Johannesburg, 20 Nov 2019

The Irish tech industry has built 13 new data centres since 2017, and has grown operational capacity by more than 50% during that time. 

Back then, there were 41 operational data centres, with an estimated 420MW of power capacity. This year in Q3, there are 54 operational data centres, with a power capacity of 642 MW.

So said David McAuley, rounder & CEO of BitPower, speaking at the Global Data Centre Forum, hosted by Enterprise Ireland in Dublin this week.

He painted an optimistic picture of the Irish data centre landscape, based on the Host In Ireland Q3 2019 Report Update, saying that during the last two years, between six and 10 data centres were under construction during any single quarter. 

“Right now, there are 10 data centres under construction with an average size of 20MW each, representing an investment of approximately €1.5 billion."

McAuley added that aggregated data shows an investment of around €1.3 billion per year, which is expected to continue over the next three to four years.

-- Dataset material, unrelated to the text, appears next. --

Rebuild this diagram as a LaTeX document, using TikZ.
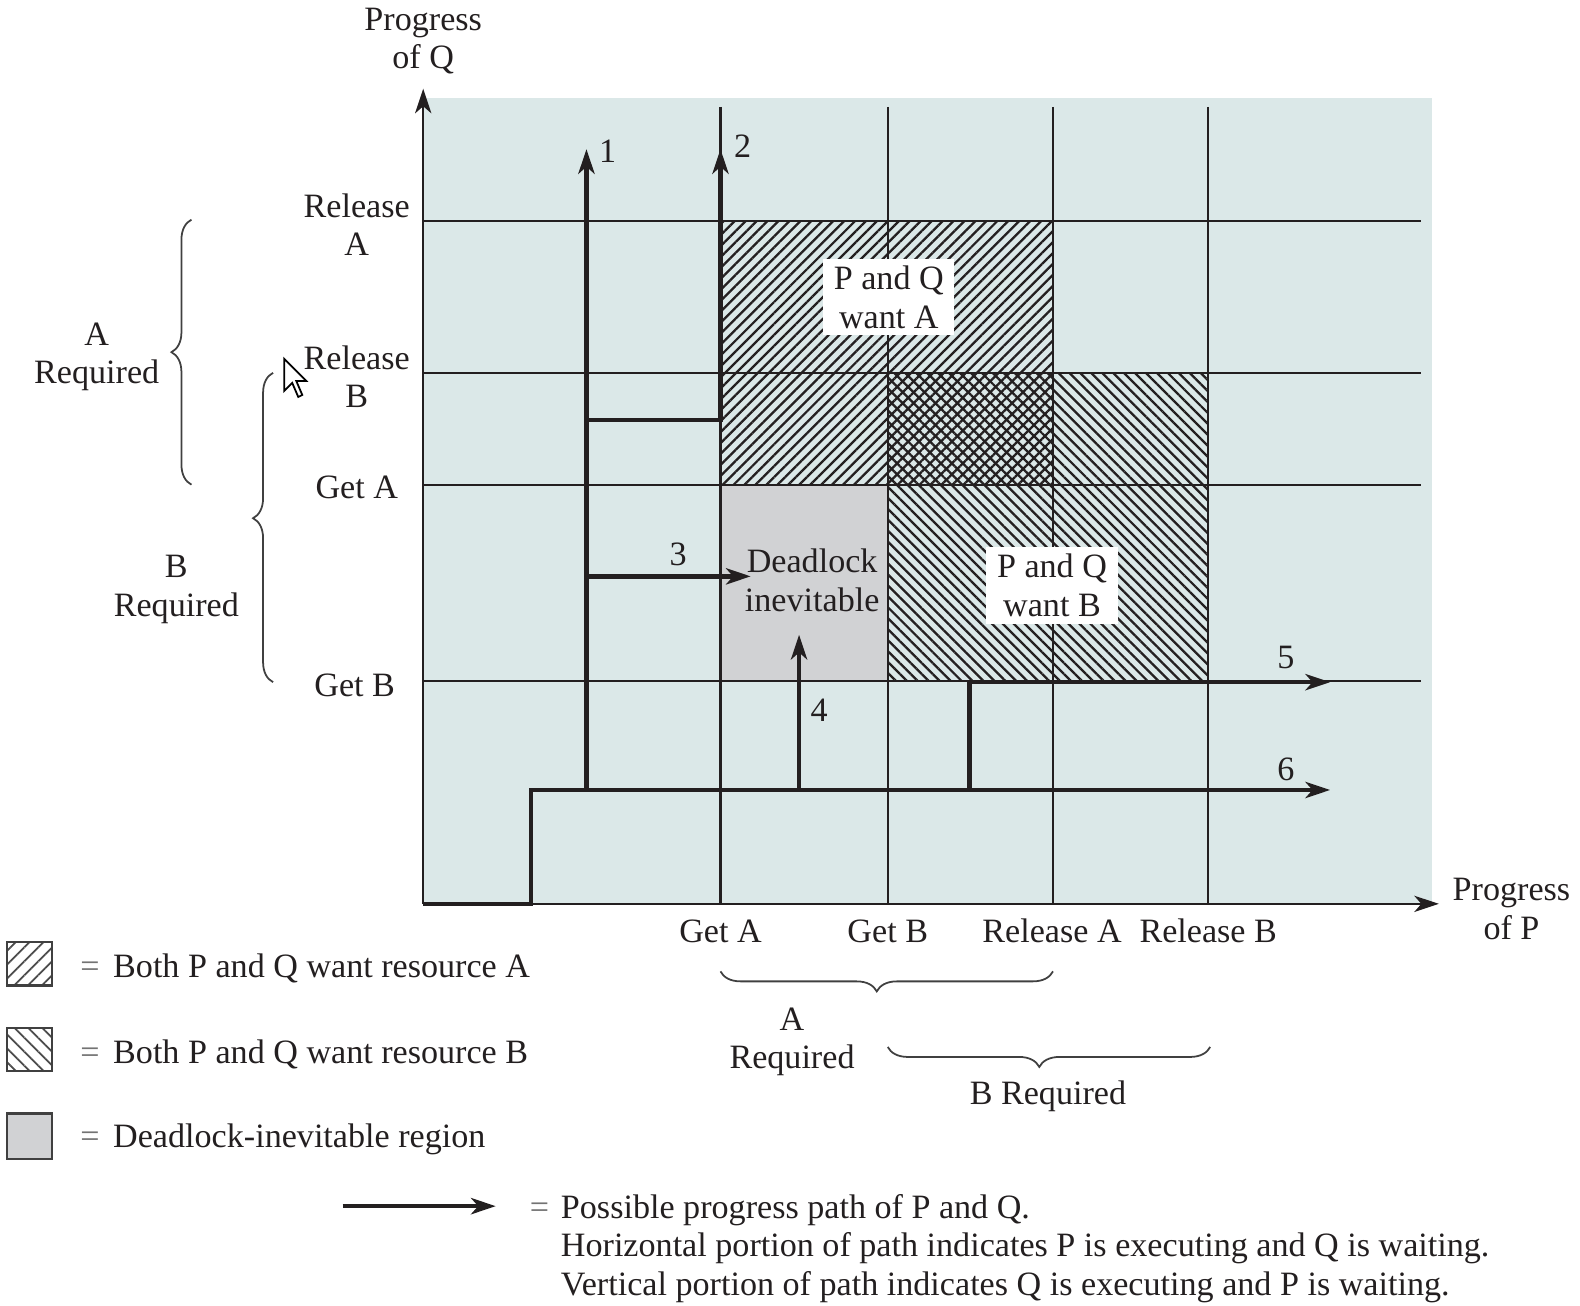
\documentclass[tikz,border=0pt]{standalone}
\usepackage{fontspec}
\setmainfont{Liberation Serif}
\usetikzlibrary{arrows.meta, patterns.meta, decorations.pathreplacing, positioning, calc}

\definecolor{gridbg}{RGB}{219,232,232}
\definecolor{deadgray}{RGB}{209,210,212}
\definecolor{inkdark}{RGB}{35,31,32}

\begin{document}
\begin{tikzpicture}[x=0.010077cm, y=-0.010077cm, >={Stealth[length=7pt, width=4.6pt, inset=2pt]},
  font=\fontsize{9.7}{10.9}\selectfont]
  % --- STYLE DEFINITIONS ---
  \tikzstyle{gridline}=[inkdark, line width=0.6pt]
  \tikzstyle{axis}=[inkdark, line width=0.7pt, ->]
  \tikzstyle{pathline}=[inkdark, line width=1.3pt]
  \tikzstyle{hatchA}=[pattern={Lines[angle=45, distance=2.2pt, line width=0.65pt]}, pattern color=inkdark]
  \tikzstyle{hatchB}=[pattern={Lines[angle=-45, distance=2.2pt, line width=0.65pt]}, pattern color=inkdark]
  \tikzstyle{keyA}=[pattern={Lines[angle=45, distance=2.8pt, line width=0.5pt]}, pattern color=black!70]
  \tikzstyle{keyB}=[pattern={Lines[angle=-45, distance=2.8pt, line width=0.5pt]}, pattern color=black!70]
  \tikzstyle{keybox}=[draw=black!75, line width=0.6pt]
  \tikzstyle{ticklabel}=[align=center, inner sep=1pt, text=inkdark, yshift=-0.3mm]
  \tikzstyle{regionlabel}=[fill=white, align=center, inner xsep=3pt, inner ysep=2pt, text=inkdark]
  \tikzstyle{curly}=[decorate, decoration={brace, amplitude=0.2cm}, black!75, line width=0.5pt]
  \tikzstyle{pathnum}=[inner sep=1pt, text=inkdark, yshift=-0.2mm]
  \tikzstyle{keytext}=[anchor=west, inner sep=0pt, text=inkdark, yshift=-0.3mm]

  \useasboundingbox (0,0) rectangle (1568,1296);

  % =================================================================
  % PROGRESS SPACE: BACKGROUND AND REGIONS
  % =================================================================
  \fill[gridbg] (420,97) rectangle (1421,897);
  \fill[deadgray] (715,481) rectangle (881,676);
  \fill[hatchA] (715,219) rectangle (1045,481);
  \fill[hatchB] (881,370) rectangle (1199,676);

  % grid lines
  \foreach \gx in {715, 881, 1045, 1199}
    \draw[gridline] (\gx,106) -- (\gx,897);
  \foreach \gy in {219, 370, 481, 676}
    \draw[gridline] (420,\gy) -- (1410,\gy);

  % axes
  \coordinate (O) at (420,897);
  \coordinate (Qtip) at (420,88);
  \coordinate (Ptip) at (1428,897);
  \draw[axis] (O) -- (Qtip);
  \draw[axis] (O) -- (Ptip);

  \node[ticklabel] (qaxis) at (420,38) {Progress\\of Q};
  \node[ticklabel] (paxis) at (1500,899) {Progress\\of P};

  % Q ticks
  \node[ticklabel] (qrelA) at (354,220) {Release\\A};
  \node[ticklabel] (qrelB) at (354,371) {Release\\B};
  \node[ticklabel] (qgetA) at (354,481) {Get A};
  \node[ticklabel] (qgetB) at (352,677) {Get B};

  % P ticks
  \node[ticklabel] (pgetA) at (715,921) {Get A};
  \node[ticklabel] (pgetB) at (881,921) {Get B};
  \node[ticklabel] (prelA) at (1044,921) {Release A};
  \node[ticklabel] (prelB) at (1199,921) {Release B};

  % region labels
  \node[regionlabel] (wantA) at (882,295) {P and Q\\want A};
  \node[regionlabel] (wantB) at (1044,581) {P and Q\\want B};
  \node[ticklabel] (dead) at (806,573) {Deadlock\\inevitable};

  % =================================================================
  % PROGRESS PATHS 1--6
  % =================================================================
  \coordinate (c1) at (527,897);
  \coordinate (c2) at (527,784);
  \coordinate (t6) at (1320,784);
  \coordinate (b1) at (582,784);
  \coordinate (t1) at (582,148);
  \coordinate (b2) at (582,417);
  \coordinate (k2) at (715,417);
  \coordinate (t2) at (715,148);
  \coordinate (b3) at (582,572);
  \coordinate (t3) at (745,572);
  \coordinate (b4) at (793,784);
  \coordinate (t4) at (793,630);
  \coordinate (b5) at (962,784);
  \coordinate (k5) at (962,677);
  \coordinate (t5) at (1320,677);

  \draw[pathline, ->] (O) -- (c1) -- (c2) -- (t6);
  \draw[pathline, ->] (b1) -- (t1);
  \draw[pathline, ->] (b2) -- (k2) -- (t2);
  \draw[pathline, ->] (b3) -- (t3);
  \draw[pathline, ->] (b4) -- (t4);
  \draw[pathline, ->] (b5) -- (k5) -- (t5);

  \node[pathnum] (n1) at (603,148) {1};
  \node[pathnum] (n2) at (737,143) {2};
  \node[pathnum] (n3) at (673,548) {3};
  \node[pathnum] (n4) at (813,703) {4};
  \node[pathnum] (n5) at (1276,651) {5};
  \node[pathnum] (n6) at (1276,762) {6};

  % =================================================================
  % BRACES
  % =================================================================
  \draw[curly] (190,481) -- (190,218);
  \node[ticklabel] (reqAq) at (96,351) {A\\Required};
  \draw[curly, decoration={aspect=0.53}] (271,677) -- (271,370);
  \node[ticklabel] (reqBq) at (175,582) {B\\Required};
  \draw[curly, decoration={aspect=0.53}] (1045,964) -- (715,964);
  \node[ticklabel] (reqAp) at (786,1031) {A\\Required};
  \draw[curly, decoration={aspect=0.53}] (1201,1039) -- (881,1039);
  \node[ticklabel] (reqBp) at (1040,1085) {B Required};

  % mouse pointer
  \draw[black, fill=white, line width=0.5pt, shift={(282,356)}]
    (0,0) -- (0,32) -- (8,24) -- (14,38) -- (18,36) -- (12,22) -- (22,22) -- cycle;

  % =================================================================
  % LEGEND
  % =================================================================
  \fill[white] (7,935) rectangle (52,978);
  \draw[keybox, keyA] (7,935) rectangle (52,978);
  \fill[white] (7,1020) rectangle (52,1063);
  \draw[keybox, keyB] (7,1020) rectangle (52,1063);
  \draw[keybox, fill=deadgray] (7,1105) rectangle (52,1150);

  \node[keytext] (keyAtext) at (79,958)
    {{\color{black!55}=}\hspace{0.4em}Both P and Q want resource A};
  \node[keytext] (keyBtext) at (79,1043)
    {{\color{black!55}=}\hspace{0.4em}Both P and Q want resource B};
  \node[keytext] (keyDtext) at (79,1128)
    {{\color{black!55}=}\hspace{0.4em}Deadlock-inevitable region};

  \coordinate (la1) at (340,1197);
  \coordinate (la2) at (492,1197);
  \draw[pathline, ->] (la1) -- (la2);
  \node[keytext, align=left] (pathnote) at (556,1236)
    {\llap{{\color{black!55}=}\hspace{0.35em}}Possible progress path of P and Q.\\
     Horizontal portion of path indicates P is executing and Q is waiting.\\
     Vertical portion of path indicates Q is executing and P is waiting.};

\end{tikzpicture}
\end{document}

In this context, investment refers to buildings, on-site infrastructure, power and cooling equipment, and does not include any other ICT hardware such as servers and racks.

He said 2019 saw several planning approvals in progress, and noted faster turn-around times, with developers applying for planning permission in one quarter and receiving planning approval by the next quarter.

Currently, there is a pipeline of 31 facilities of approximately 20MW each with planning permission, and another five data centres in the planning application process. 

“The 54 data centres that are currently in Ireland have a combined capacity of 642MW of grid-connected power. The 31 facilities in the pipeline are expected to add another 600MW, the 10 under construction an additional 200MW.”

This, he said, will present challenges for the power grid, although the move to the cloud has seen far more efficient use of energy. 

“Data centres built ten years ago needed huge cooling units that are not needed in today's facilities, many of which use free cooling, and no cooling towers.”